Nine cities have renewed their contracts and two more, Layton and Clearfield, have expressed their intent to renew, animal control director DeAnne Hess said.The county commission Monday approved the renewals of Bountiful, West Bountiful, Clinton, Farmington, Fruit Heights, West Point, Syracuse, Centerville, and South Weber.
The county provides animal control services to those cities on a sliding fee scale, based on the number of requests for service generated within the city. Three cities - Sunset, North Salt Lake, and Woods Cross - provide their own animal control officers but use the county-funded shelter in Fruit Heights to impound animals.
In a budget move in 1989, the county announced it would no longer fully fund the animal control department, telling cities they would have to provide their own field officers.
A compromise was reached in which the county continues to fund the shelter operation and provides field officers to answer calls from each city. The city's share of the cost is determined by the number of calls generated in a year.
Commission chairman Gayle Stevenson noted Monday that the county still provides about half the animal control department's total budget, totaling $350,000 for 1991.

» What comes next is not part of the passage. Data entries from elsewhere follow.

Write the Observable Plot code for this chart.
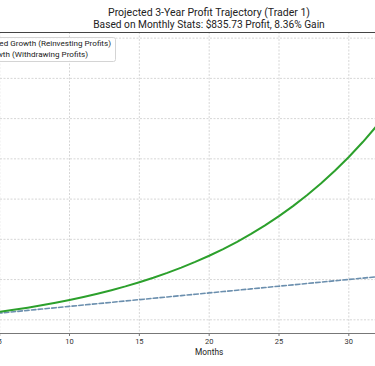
<!DOCTYPE html>
<html><head><meta charset="utf-8">
<script src="https://cdn.jsdelivr.net/npm/d3@7"></script>
<script src="https://cdn.jsdelivr.net/npm/@observablehq/plot@0.6"></script>
<style>
html,body{margin:0;padding:0;background:#fff;overflow:hidden;}
#wrap{position:relative;width:375px;height:366px;overflow:hidden;font-family:Roboto,"Noto Sans",sans-serif;}
#title{position:absolute;left:43px;width:332px;top:7px;text-align:center;font-size:10.5px;line-height:11.7px;color:#222;white-space:nowrap;}
#title span{display:inline-block;}
#chart{position:absolute;left:0;top:31px;}
#legend{position:absolute;right:259px;top:36.5px;background:rgba(255,255,255,0.85);border:1px solid #d4d4d4;border-radius:2.5px;padding:0.5px 4px 0.5px 5px;white-space:nowrap;font-size:7.8px;line-height:11.3px;color:#222;}
.row{display:flex;align-items:center;}
.sw{width:16px;height:0;margin-right:5px;}
</style></head>
<body><div id="wrap"><div id="title"></div><div id="chart"></div><div id="legend"></div></div>
<script>
const titleText = "Projected 3-Year Profit Trajectory (Trader 1)";
const subtitleText = "Based on Monthly Stats: $835.73 Profit, 8.36% Gain";
const seriesNames = ["Compounded Growth (Reinvesting Profits)", "Linear Growth (Withdrawing Profits)"];
const xLabel = "Months";
const months = [0,1,2,3,4,5,6,7,8,9,10,11,12,13,14,15,16,17,18,19,20,21,22,23,24,25,26,27,28,29,30,31,32,33,34,35,36];
const compoundProfit = [0,840,1740,2720,3790,4940,6190,7540,9000,10590,12310,14180,16200,18390,20760,23340,26120,29140,32420,35960,39800,43970,48480,53370,58660,64400,70620,77360,84670,92580,101160,110450,120520,131430,143250,156060,169950];
const linearProfit = [0,836,1671,2507,3343,4179,5014,5850,6686,7522,8357,9193,10029,10865,11700,12536,13372,14207,15043,15879,16715,17550,18386,19222,20058,20893,21729,22565,23400,24236,25072,25908,26743,27579,28415,29251,30086];
const xTicks = [5,10,15,20,25,30];
const yGrid = [0,25000,50000,75000,100000,125000,150000,175000];

const colors = ["#2ca02c", "#6b8fae"];
const xDomain = [5.057, 31.91];
const yDomain = [-8500, 178500];

const titleEl = document.getElementById("title");
titleEl.innerHTML = `<div><span id="t1">${titleText}</span></div><div><span id="t2">${subtitleText}</span></div>`;
const legendEl = document.getElementById("legend");
legendEl.innerHTML =
  `<div class="row"><span class="sw" style="border-top:2px solid ${colors[0]}"></span><span id="l1">${seriesNames[0]}</span></div>` +
  `<div class="row"><span class="sw" style="border-top:1.6px dashed ${colors[1]}"></span><span id="l2">${seriesNames[1]}</span></div>`;

function fitFont(el, target) {
  const w = el.getBoundingClientRect().width;
  const fs = parseFloat(getComputedStyle(el).fontSize);
  el.style.fontSize = (fs * target / w) + "px";
}
fitFont(document.getElementById("t1"), 202);
fitFont(document.getElementById("t2"), 232);
// legend: visible part of first label spans ~112px in the reference
(function () {
  const span = document.getElementById("l1");
  const node = span.firstChild;
  const idx = seriesNames[0].indexOf("ed Growth");
  const r = document.createRange();
  r.setStart(node, idx); r.setEnd(node, seriesNames[0].length);
  const w = r.getBoundingClientRect().width;
  const fs = parseFloat(getComputedStyle(legendEl).fontSize);
  legendEl.style.fontSize = (fs * 111.7 / w) + "px";
})();

const data = months.map((m, i) => ({month: m, compound: compoundProfit[i], linear: linearProfit[i]}));
const font = 'Roboto,"Noto Sans",sans-serif';

const plot = Plot.plot({
  width: 375, height: 335,
  marginLeft: 0, marginRight: 0, marginTop: 1, marginBottom: 33,
  style: {fontFamily: font, fontSize: "7.5px", color: "#333", background: "transparent", overflow: "visible"},
  x: {domain: xDomain},
  y: {domain: yDomain, axis: null},
  marks: [
    Plot.gridX(xTicks, {stroke: "#d6d6d6", strokeOpacity: 1, strokeDasharray: "2,1.5"}),
    Plot.gridY(yGrid, {stroke: "#d6d6d6", strokeOpacity: 1, strokeDasharray: "2,1.5"}),
    Plot.ruleY([yDomain[1]], {stroke: "#444", strokeWidth: 1.1}),
    Plot.ruleY([yDomain[0]], {stroke: "#777", strokeWidth: 1}),
    Plot.axisX(xTicks, {tickSize: 3, tickPadding: 2, label: null, stroke: "#777", fill: "#333"}),
    Plot.line(data, {x: "month", y: "linear", stroke: colors[1], strokeWidth: 1.6, strokeDasharray: "4.5,2.3", clip: true}),
    Plot.line(data, {x: "month", y: "compound", stroke: colors[0], strokeWidth: 2, clip: true}),
    Plot.text([xLabel], {x: 20, frameAnchor: "bottom", dy: 21, fontSize: 8.3, fill: "#222"})
  ]
});
document.getElementById("chart").appendChild(plot);
</script>
</body></html>
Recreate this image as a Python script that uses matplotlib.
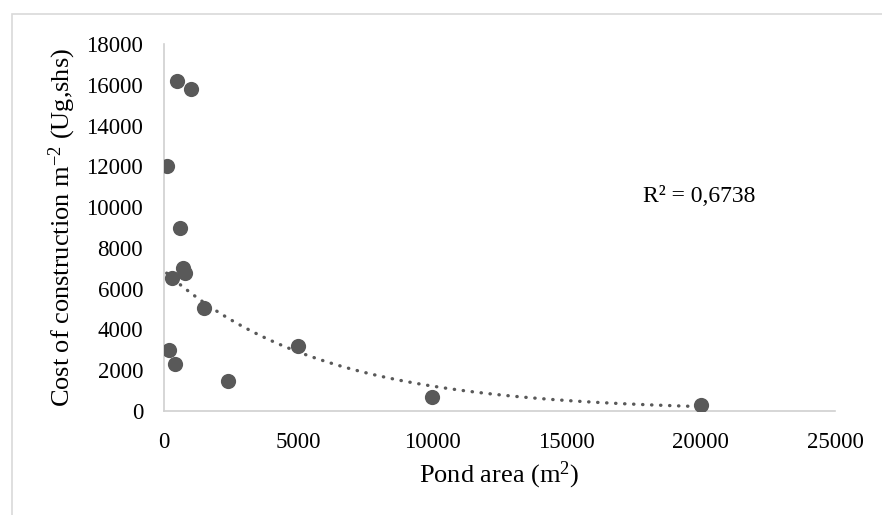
import numpy as np
import matplotlib.pyplot as plt
from matplotlib.patches import Rectangle

plt.rcParams['font.family'] = ['Liberation Serif', 'DejaVu Serif']
plt.rcParams['mathtext.fontset'] = 'custom'
plt.rcParams['mathtext.rm'] = 'Liberation Serif'
plt.rcParams['mathtext.it'] = 'Liberation Serif:italic'

# pond area (m2) and cost per m2
area = [500, 1000, 100, 600, 700, 800, 300, 1500, 5000, 200, 400, 2400, 10000, 20000]
cost = [16200, 15800, 12000, 9000, 7000, 6750, 6500, 5050, 3200, 3000, 2300, 1450, 700, 300]
r2_text = "R² = 0,6738"

x = np.array(area, dtype=float)
y = np.array(cost, dtype=float)

# exponential trendline like excel
b, lna = np.polyfit(x, np.log(y), 1)
xs = np.linspace(x.min(), x.max(), 300)
ys = np.exp(lna) * np.exp(b * xs)

fig = plt.figure(figsize=(8.82, 5.15), dpi=100)
ax = fig.add_axes([164/882, 1 - 411/515, (835-164)/882, (411-44)/515])

ax.plot(xs, ys, color='#595959', linestyle=(0, (0.1, 2.6)), linewidth=2.4,
        dash_capstyle='round', zorder=2)
ax.scatter(x, y, s=120, color='#595959', zorder=3, linewidths=0)

ax.set_xlim(0, 25000)
ax.set_ylim(0, 18000)
ax.set_xticks(np.arange(0, 25001, 5000))
ax.set_yticks(np.arange(0, 18001, 2000))
ax.tick_params(length=0, labelsize=16.5)
ax.tick_params(axis='x', pad=15)
ax.tick_params(axis='y', pad=15)

for s in ['top', 'right']:
    ax.spines[s].set_visible(False)
for s in ['left', 'bottom']:
    ax.spines[s].set_color('#d0d0d0')
    ax.spines[s].set_linewidth(1.2)

ax.set_xlabel('Pond area (m$^{2}$)', fontsize=19, labelpad=5)
ax.set_ylabel(r'Cost of construction m$^{-2}$ (Ug,shs)', fontsize=19, labelpad=6)

ax.text(17850, 10500, r2_text, fontsize=17, ha='left', va='center')

fig.patches.append(Rectangle((12/882, -0.1), 1.0, 1 - 14/515 + 0.1,
                             transform=fig.transFigure, fill=False,
                             edgecolor='#d9d9d9', linewidth=1.2))

fig.savefig('out.png', dpi=100)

In addition to providing field officers on contract to the cities, the county provides service to Hill Air Force Base and the unincorporated areas of Davis County.
After meeting with Hess for more than an hour before their meeting last week, Kaysville's council members decided they weren't happy with the $14,000 assessed to their city for the coming year.
Charging taxpayers for the service through their property tax and then assessing the city for an additional amount is double taxation, councilman Douglas Stanger said.
He also questioned some of the figures Hess used in determining the cost to the city, saying they appear to be arbitrary. The council voted to table the contract until they can meet with a county commissioner.
Another city unhappy with the situation but that signed the contract is Fruit Heights, which was assessed $6,000. Councilmembers indicated they thought last year's contract was a one-time assessment and that the county would return to providing the service at no cost in 1991.
Another problem the cities have expressed concern about is the Jan. 31 date of the contract's renewal. That may be near the beginning of the county's fiscal year, which starts Jan. 1, but it's in the middle of the fiscal year for cities, which runs July 1-June 30.
It's hard to budget money for animal control services in June when you don't know how much the bill might be until six months later, Stanger said.
Both Kaysville, if it eventually approves the new contract, and Fruit Heights will have to reopen their current budgets, hold a public hearing, and transfer funds to cover the contracts.
A third concern raised by the Kaysville council is the lack of control that cities have over the animal control department, even though it is run with some of their city money.
Mayor Brit Howard suggested that instead of a contract, an interlocal agreement with a governing board made up of city and county officials might be more appropriate to oversee the department's operation.